What this task involves
Leave out every picture, and retype exactly the lines from the line with "Convert this chart" through the line with "const ref = useRef<HTMLDivElement>(null);", both ends included.

Given records

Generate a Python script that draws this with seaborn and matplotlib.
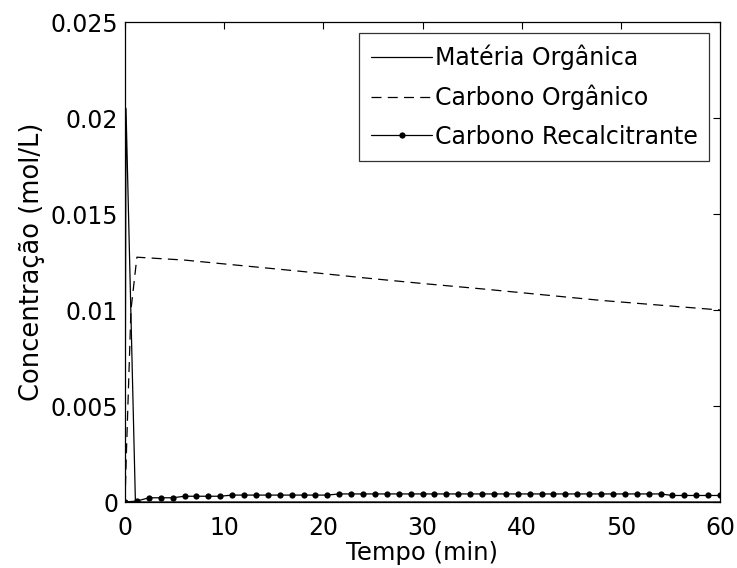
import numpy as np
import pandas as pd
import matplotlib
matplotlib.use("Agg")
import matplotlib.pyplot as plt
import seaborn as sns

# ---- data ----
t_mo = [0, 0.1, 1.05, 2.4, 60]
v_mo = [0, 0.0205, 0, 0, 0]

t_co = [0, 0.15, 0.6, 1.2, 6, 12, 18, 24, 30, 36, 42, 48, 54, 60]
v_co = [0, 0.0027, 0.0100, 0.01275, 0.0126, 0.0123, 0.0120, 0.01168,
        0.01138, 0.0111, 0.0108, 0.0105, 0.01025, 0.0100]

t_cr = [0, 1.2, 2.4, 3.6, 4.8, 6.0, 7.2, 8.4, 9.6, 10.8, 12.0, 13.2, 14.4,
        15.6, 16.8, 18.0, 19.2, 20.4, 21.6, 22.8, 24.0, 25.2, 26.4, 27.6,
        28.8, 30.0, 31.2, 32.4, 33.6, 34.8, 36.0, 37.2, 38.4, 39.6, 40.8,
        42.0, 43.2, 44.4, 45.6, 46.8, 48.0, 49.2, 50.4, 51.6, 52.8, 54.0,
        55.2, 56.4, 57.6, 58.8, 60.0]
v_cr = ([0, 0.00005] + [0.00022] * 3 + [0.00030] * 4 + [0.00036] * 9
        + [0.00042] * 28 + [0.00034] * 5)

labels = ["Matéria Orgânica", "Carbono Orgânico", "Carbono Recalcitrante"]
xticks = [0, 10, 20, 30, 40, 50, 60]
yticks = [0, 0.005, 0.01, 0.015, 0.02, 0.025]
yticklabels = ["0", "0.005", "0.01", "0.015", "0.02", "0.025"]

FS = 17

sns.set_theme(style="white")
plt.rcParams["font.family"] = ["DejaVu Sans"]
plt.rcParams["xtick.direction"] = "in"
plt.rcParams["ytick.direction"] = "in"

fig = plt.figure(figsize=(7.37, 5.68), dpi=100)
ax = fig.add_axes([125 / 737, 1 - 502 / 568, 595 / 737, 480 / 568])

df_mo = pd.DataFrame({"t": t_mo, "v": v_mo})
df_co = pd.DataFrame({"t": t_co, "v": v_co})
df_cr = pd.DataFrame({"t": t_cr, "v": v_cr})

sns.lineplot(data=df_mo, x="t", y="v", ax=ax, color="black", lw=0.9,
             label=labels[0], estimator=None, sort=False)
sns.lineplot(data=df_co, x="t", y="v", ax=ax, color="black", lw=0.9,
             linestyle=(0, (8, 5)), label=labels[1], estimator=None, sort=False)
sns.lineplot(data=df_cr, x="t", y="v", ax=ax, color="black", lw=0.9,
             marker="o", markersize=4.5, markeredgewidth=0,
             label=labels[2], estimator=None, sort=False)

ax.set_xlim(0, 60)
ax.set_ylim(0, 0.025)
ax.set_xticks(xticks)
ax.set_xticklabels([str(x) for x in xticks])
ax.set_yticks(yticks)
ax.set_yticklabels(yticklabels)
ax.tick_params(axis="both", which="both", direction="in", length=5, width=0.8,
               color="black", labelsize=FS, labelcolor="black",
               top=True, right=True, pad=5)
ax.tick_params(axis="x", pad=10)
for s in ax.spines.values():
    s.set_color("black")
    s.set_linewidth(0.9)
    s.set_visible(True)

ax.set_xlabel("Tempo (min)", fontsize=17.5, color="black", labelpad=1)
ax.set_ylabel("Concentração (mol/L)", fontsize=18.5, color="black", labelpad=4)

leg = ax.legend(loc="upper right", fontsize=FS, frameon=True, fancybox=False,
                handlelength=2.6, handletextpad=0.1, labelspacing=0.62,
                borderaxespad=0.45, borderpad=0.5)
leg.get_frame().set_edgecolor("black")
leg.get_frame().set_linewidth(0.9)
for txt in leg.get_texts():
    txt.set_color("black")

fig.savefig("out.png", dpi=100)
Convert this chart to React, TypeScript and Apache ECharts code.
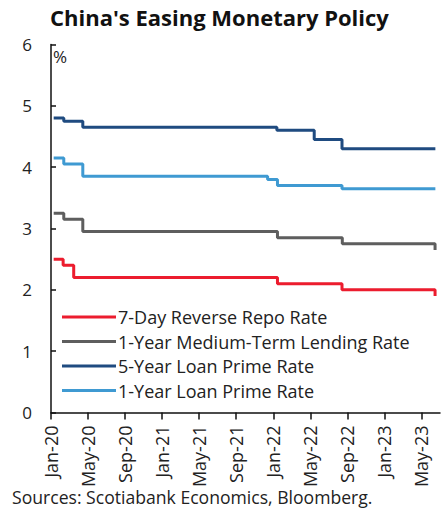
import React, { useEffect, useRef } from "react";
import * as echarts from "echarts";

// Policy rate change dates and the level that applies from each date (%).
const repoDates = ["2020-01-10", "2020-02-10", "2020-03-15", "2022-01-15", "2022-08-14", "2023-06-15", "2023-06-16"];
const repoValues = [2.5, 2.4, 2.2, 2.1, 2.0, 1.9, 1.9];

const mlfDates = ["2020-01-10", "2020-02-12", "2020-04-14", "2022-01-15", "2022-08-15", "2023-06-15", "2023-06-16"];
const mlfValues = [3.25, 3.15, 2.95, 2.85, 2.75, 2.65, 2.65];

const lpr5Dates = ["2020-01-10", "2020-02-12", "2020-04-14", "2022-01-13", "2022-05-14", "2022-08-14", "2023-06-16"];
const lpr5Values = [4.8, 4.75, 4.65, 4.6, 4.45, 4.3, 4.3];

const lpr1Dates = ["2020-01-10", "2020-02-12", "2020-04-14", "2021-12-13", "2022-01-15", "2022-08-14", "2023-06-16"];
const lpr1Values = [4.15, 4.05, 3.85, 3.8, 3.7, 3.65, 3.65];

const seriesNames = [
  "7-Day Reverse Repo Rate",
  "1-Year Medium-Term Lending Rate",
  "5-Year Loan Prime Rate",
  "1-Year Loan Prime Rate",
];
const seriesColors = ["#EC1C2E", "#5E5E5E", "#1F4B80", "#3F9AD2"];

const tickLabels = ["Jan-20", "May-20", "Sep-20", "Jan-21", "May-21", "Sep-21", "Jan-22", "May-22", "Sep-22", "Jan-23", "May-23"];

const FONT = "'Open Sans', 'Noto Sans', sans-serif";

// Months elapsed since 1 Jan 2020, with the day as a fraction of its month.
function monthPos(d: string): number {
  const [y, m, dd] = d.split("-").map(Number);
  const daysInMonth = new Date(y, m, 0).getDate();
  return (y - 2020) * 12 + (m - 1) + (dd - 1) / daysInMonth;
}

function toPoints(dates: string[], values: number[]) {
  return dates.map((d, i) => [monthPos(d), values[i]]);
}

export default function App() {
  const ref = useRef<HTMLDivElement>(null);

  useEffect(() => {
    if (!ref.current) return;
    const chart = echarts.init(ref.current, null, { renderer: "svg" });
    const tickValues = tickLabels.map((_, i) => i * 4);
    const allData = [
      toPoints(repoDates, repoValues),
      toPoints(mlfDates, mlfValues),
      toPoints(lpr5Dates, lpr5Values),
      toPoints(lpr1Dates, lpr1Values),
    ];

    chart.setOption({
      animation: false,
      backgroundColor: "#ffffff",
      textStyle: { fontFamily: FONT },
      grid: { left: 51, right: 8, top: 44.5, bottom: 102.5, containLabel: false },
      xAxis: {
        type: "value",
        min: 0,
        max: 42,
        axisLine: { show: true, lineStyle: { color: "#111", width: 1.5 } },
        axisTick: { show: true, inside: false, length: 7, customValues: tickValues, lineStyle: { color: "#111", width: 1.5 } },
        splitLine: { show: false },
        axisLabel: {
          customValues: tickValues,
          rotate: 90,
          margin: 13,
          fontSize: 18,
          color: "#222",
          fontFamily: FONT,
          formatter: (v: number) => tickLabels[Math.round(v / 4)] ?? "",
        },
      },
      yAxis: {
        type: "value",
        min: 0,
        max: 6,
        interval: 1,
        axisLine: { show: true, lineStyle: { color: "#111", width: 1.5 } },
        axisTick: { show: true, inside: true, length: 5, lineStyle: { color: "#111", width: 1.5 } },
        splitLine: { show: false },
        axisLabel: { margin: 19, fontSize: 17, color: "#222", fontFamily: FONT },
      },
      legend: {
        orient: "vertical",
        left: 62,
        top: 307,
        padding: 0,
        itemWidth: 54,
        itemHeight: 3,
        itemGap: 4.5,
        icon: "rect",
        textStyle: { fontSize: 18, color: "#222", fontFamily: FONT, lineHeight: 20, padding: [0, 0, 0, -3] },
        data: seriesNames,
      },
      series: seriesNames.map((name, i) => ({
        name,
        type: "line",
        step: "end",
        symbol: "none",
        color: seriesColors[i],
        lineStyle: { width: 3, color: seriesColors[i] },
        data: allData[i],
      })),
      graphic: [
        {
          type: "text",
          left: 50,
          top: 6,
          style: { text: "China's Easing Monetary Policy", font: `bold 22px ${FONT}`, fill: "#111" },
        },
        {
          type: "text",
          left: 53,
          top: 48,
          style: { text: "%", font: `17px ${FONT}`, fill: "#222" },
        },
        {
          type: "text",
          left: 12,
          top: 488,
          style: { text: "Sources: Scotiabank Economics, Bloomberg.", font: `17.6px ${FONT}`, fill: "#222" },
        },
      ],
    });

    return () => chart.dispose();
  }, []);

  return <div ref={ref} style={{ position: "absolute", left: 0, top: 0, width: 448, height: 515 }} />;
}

...

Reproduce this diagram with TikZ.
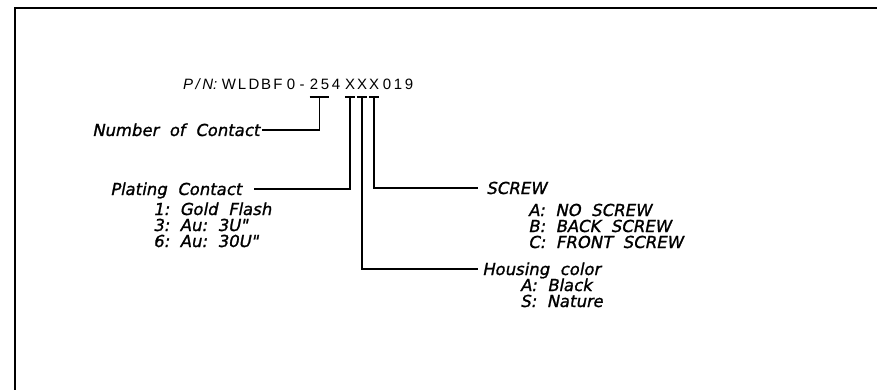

Answer to the exercise
Convert this chart to React, TypeScript and Apache ECharts code.
import React, { useEffect, useRef } from "react";
import * as echarts from "echarts";

// Policy rate change dates and the level that applies from each date (%).
const repoDates = ["2020-01-10", "2020-02-10", "2020-03-15", "2022-01-15", "2022-08-14", "2023-06-15", "2023-06-16"];
const repoValues = [2.5, 2.4, 2.2, 2.1, 2.0, 1.9, 1.9];

const mlfDates = ["2020-01-10", "2020-02-12", "2020-04-14", "2022-01-15", "2022-08-15", "2023-06-15", "2023-06-16"];
const mlfValues = [3.25, 3.15, 2.95, 2.85, 2.75, 2.65, 2.65];

const lpr5Dates = ["2020-01-10", "2020-02-12", "2020-04-14", "2022-01-13", "2022-05-14", "2022-08-14", "2023-06-16"];
const lpr5Values = [4.8, 4.75, 4.65, 4.6, 4.45, 4.3, 4.3];

const lpr1Dates = ["2020-01-10", "2020-02-12", "2020-04-14", "2021-12-13", "2022-01-15", "2022-08-14", "2023-06-16"];
const lpr1Values = [4.15, 4.05, 3.85, 3.8, 3.7, 3.65, 3.65];

const seriesNames = [
  "7-Day Reverse Repo Rate",
  "1-Year Medium-Term Lending Rate",
  "5-Year Loan Prime Rate",
  "1-Year Loan Prime Rate",
];
const seriesColors = ["#EC1C2E", "#5E5E5E", "#1F4B80", "#3F9AD2"];

const tickLabels = ["Jan-20", "May-20", "Sep-20", "Jan-21", "May-21", "Sep-21", "Jan-22", "May-22", "Sep-22", "Jan-23", "May-23"];

const FONT = "'Open Sans', 'Noto Sans', sans-serif";

// Months elapsed since 1 Jan 2020, with the day as a fraction of its month.
function monthPos(d: string): number {
  const [y, m, dd] = d.split("-").map(Number);
  const daysInMonth = new Date(y, m, 0).getDate();
  return (y - 2020) * 12 + (m - 1) + (dd - 1) / daysInMonth;
}

function toPoints(dates: string[], values: number[]) {
  return dates.map((d, i) => [monthPos(d), values[i]]);
}

export default function App() {
  const ref = useRef<HTMLDivElement>(null);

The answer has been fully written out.